Der Koffer
Niemand wurde verletzt. Niemand ist gar aus dem Leben geschieden. Der Holzschuppen eines alten Gutshofes in Kleinschönau war unzweifelhaft absichtslos eingestürzt. Aus dem Trümmerhaufen wurde unversehrt ein verschlossener alter und noch stabiler dunkelbrauner Hartschalenkoffer geborgen. Kümmerlicher Müll oder edle Zeitkapsel?
Zeitkapseln waren früher üblich — althergebracht. Behälter zur Obhut für Dinge für bestimmte Zeit. Zeittypische Gegenstände für nachkommende Menschenalter beschirmen.
Typische Zeitkapseln, eher kupferne Kiste, Schatulle, Kassette genannt, wurden meist bei einer Grundsteinlegung eingemauert. Auch oben im Kirchturmknopf wurden Zeitkapseln hinterlegt. Grundsteine werden selten geöffnet. Kirchturmspitzen öfter. Inhalte aus der Zeit wurden eingcschlossen: Münzen, Tageszeitungen, Chroniken und Informationen zum Ort.
Es gibt auch Zeitkapseln, die man sich selbst schickt. In ferner Zukunft öffnet. Zeitkapseln für Nachkommen. Persönliche Vorhersagen können alsdann beleuchtet werden.
Der Inhalt des entdeckten Koffers wühlte die Finder auf. Die drei Schlösser waren zu, nicht verriegelt. Der nur leicht ramponierte Koffer ging mühelos auf. Er enthielt ein längeres Manuskript, ein Paket Papiere, Behördenbriefe. Gedichte, handgeschriebene Briefe mannigfaltiger Absender und Adressaten, Fotos in schwarzweiß und bunt, ein Fotobuch mit amerikanischen Soldaten in München, auch einen kleinen Stick zur Speicherung elektronischer Daten, Sand und Muscheln.
Der Koffer mit seinem Inhalt wurde sorgsam gehütet. Blätter waren maschinell oder handschriftlich beschrieben. Nicht alles war erkennbar, Passagen verblasst. Fragmente, Überreste, Bruchstücke. Daten aus dem Stick nur schwer auslesbar. Auf einer Kofferseite waren Initialen R.F. eingraviert. Ein Aufkleber aus Sydney. Ein Farbfoto im Koffer wurde am Ayers Rock in Australien aufgenommen, ohne Datum, vielleicht ein wohl jüngeres Mitglied der Sippschaft.
Längere Zeit kümmerte sich niemand um den Koffer.

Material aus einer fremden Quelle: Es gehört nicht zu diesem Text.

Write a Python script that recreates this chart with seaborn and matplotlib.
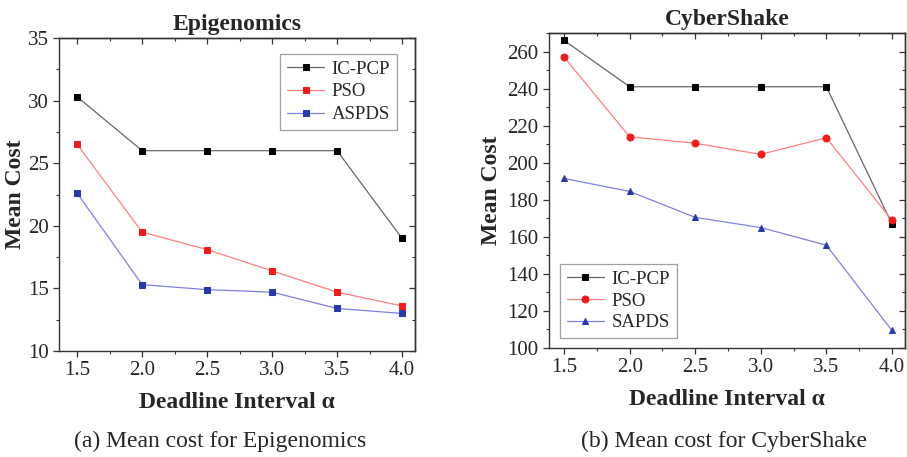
import pandas as pd
import matplotlib.pyplot as plt
import seaborn as sns
from matplotlib.ticker import MultipleLocator, NullFormatter

# ---- Data ----
alpha = [1.5, 2.0, 2.5, 3.0, 3.5, 4.0]

epi_icpcp = [30.3, 26.0, 26.0, 26.0, 26.0, 19.0]
epi_pso = [26.5, 19.5, 18.1, 16.4, 14.7, 13.6]
epi_aspds = [22.6, 15.3, 14.9, 14.7, 13.4, 13.0]

cyb_icpcp = [266, 241, 241, 241, 241, 167]
cyb_pso = [257, 214, 210.5, 204.5, 213.5, 169]
cyb_sapds = [191.5, 184.5, 170.5, 165, 155.5, 109.5]

sns.set_style("ticks")
plt.rcParams["font.family"] = ["Liberation Serif", "DejaVu Serif"]

marker_colors = ["#000000", "#ee1c1c", "#2b3aa8"]
line_colors = ["#666666", "#ff8080", "#8080e0"]


def long_df(series):
    rows = []
    for name, vals in series.items():
        for a, v in zip(alpha, vals):
            rows.append({"alpha": a, "cost": v, "algo": name})
    return pd.DataFrame(rows)


epi_df = long_df({"IC-PCP": epi_icpcp, "PSO": epi_pso, "ASPDS": epi_aspds})
cyb_df = long_df({"IC-PCP": cyb_icpcp, "PSO": cyb_pso, "SAPDS": cyb_sapds})

fig = plt.figure(figsize=(9.07, 4.57), dpi=100)
ax1 = fig.add_axes([59 / 907, 106 / 457, 356 / 907, 313 / 457])
ax2 = fig.add_axes([549 / 907, 109 / 457, 356 / 907, 315 / 457])

sns.lineplot(data=epi_df, x="alpha", y="cost", hue="algo", style="algo",
             markers=["s", "s", "s"], dashes=False, palette=marker_colors,
             markersize=4.7, linewidth=0.9, markeredgecolor="none", ax=ax1)
sns.lineplot(data=cyb_df, x="alpha", y="cost", hue="algo", style="algo",
             markers=["s", "o", "^"], dashes=False, palette=marker_colors,
             markersize=5, linewidth=0.9, markeredgecolor="none", ax=ax2)

# lighter connecting lines, saturated markers
for ax in (ax1, ax2):
    for ln, lc, mc in zip(ax.get_lines()[:3], line_colors, marker_colors):
        ln.set_color(lc)
        ln.set_markerfacecolor(mc)
        ln.set_markeredgecolor(mc)

ax1.set_xlim(1.36, 4.1)
ax1.set_ylim(10, 35)
ax1.yaxis.set_major_locator(MultipleLocator(5))
ax1.yaxis.set_minor_locator(MultipleLocator(2.5))
ax2.set_xlim(1.385, 4.1)
ax2.set_ylim(100, 270)
ax2.yaxis.set_major_locator(MultipleLocator(20))
ax2.yaxis.set_minor_locator(MultipleLocator(10))

for ax, title in [(ax1, "Epigenomics"), (ax2, "CyberShake")]:
    ax.xaxis.set_major_locator(MultipleLocator(0.5))
    ax.xaxis.set_minor_locator(MultipleLocator(0.25))
    ax.xaxis.set_major_formatter(plt.FormatStrFormatter("%.1f"))
    ax.tick_params(which="both", direction="out", labelsize=15,
                   color="#333333", pad=3)
    ax.tick_params(which="major", length=4.5, width=0.9)
    ax.tick_params(which="minor", length=2.5, width=0.8)
    for s in ax.spines.values():
        s.set_linewidth(1.0)
        s.set_color("#333333")

    # top / right ticks point inward
    top = ax.secondary_xaxis("top")
    top.xaxis.set_major_locator(MultipleLocator(0.5))
    top.xaxis.set_minor_locator(MultipleLocator(0.25))
    top.xaxis.set_major_formatter(NullFormatter())
    right = ax.secondary_yaxis("right")
    right.yaxis.set_major_locator(ax.yaxis.get_major_locator())
    right.yaxis.set_minor_locator(ax.yaxis.get_minor_locator())
    right.yaxis.set_major_formatter(NullFormatter())
    for sec in (top, right):
        sec.tick_params(which="both", direction="in", color="#333333")
        sec.tick_params(which="major", length=4.5, width=0.9)
        sec.tick_params(which="minor", length=2.5, width=0.8)
        for s in sec.spines.values():
            s.set_linewidth(1.0)
            s.set_color("#333333")

    ax.set_title(title, fontsize=17, fontweight="bold", pad=6)
    ax.set_xlabel("Deadline Interval α", fontsize=17, fontweight="bold",
                  labelpad=8)

ax1.set_ylabel("Mean Cost", fontsize=17, fontweight="bold", labelpad=1)
ax2.set_ylabel("Mean Cost", fontsize=17, fontweight="bold", labelpad=4)

leg1 = ax1.legend(loc="upper right", fontsize=13.5, frameon=True,
                  fancybox=False, edgecolor="#888888",
                  bbox_to_anchor=(0.949, 0.949), handlelength=2.0,
                  borderpad=0.35, labelspacing=0.3, handletextpad=0.4,
                  borderaxespad=0)
leg2 = ax2.legend(loc="lower left", fontsize=13.5, frameon=True,
                  fancybox=False, edgecolor="#888888",
                  bbox_to_anchor=(0.031, 0.032), handlelength=2.0,
                  borderpad=0.35, labelspacing=0.25, handletextpad=0.4,
                  borderaxespad=0)
for leg in (leg1, leg2):
    leg.get_frame().set_linewidth(0.9)
    for h, lc, mc in zip(leg.get_lines(), line_colors, marker_colors):
        h.set_color(lc)
        h.set_markerfacecolor(mc)
        h.set_markeredgecolor(mc)

fig.text(220 / 907, 1 - 441 / 457, "(a) Mean cost for Epigenomics",
         ha="center", va="center", fontsize=17)
fig.text(724 / 907, 1 - 441 / 457, "(b) Mean cost for CyberShake",
         ha="center", va="center", fontsize=17)

fig.savefig("out.png", dpi=100)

Keine Anhaltspunkte, wo und wann hergestellt, wer und wann gekauft, wie und wann nach Australien und dann nach Deutschland. Keine Nachfragen. Der alte Koffer mit wertvollem Inhalt wurde nicht vermisst, oder doch?
Nun gab es nach längerem Überlegen einen Entschluss. Sichten und auswerten. Romanfragmente, Textbruchstücke und Unterlagen aufarbeiten. Durch behutsames Lektorat etwas daraus machen. Nicht nachhaltig verfälschen. Was war Wahrheit, Erfindung oder eben frei erfundene Fiktion? Was fehlte in diesem Koffer? Was wurde absichtlich nicht hineingetan? Wie sollte das hier prüfbar sein? Niemand konnte befragt werden.
Alles sollte wohl irgendwann einmal ein Roman werden. So die Empfindung. Es ist nun zeitverzögert ein Romanfragment mit Bruchstücken und Lücken geworden. Keine Biografie oder sowas. Oder vielleicht doch?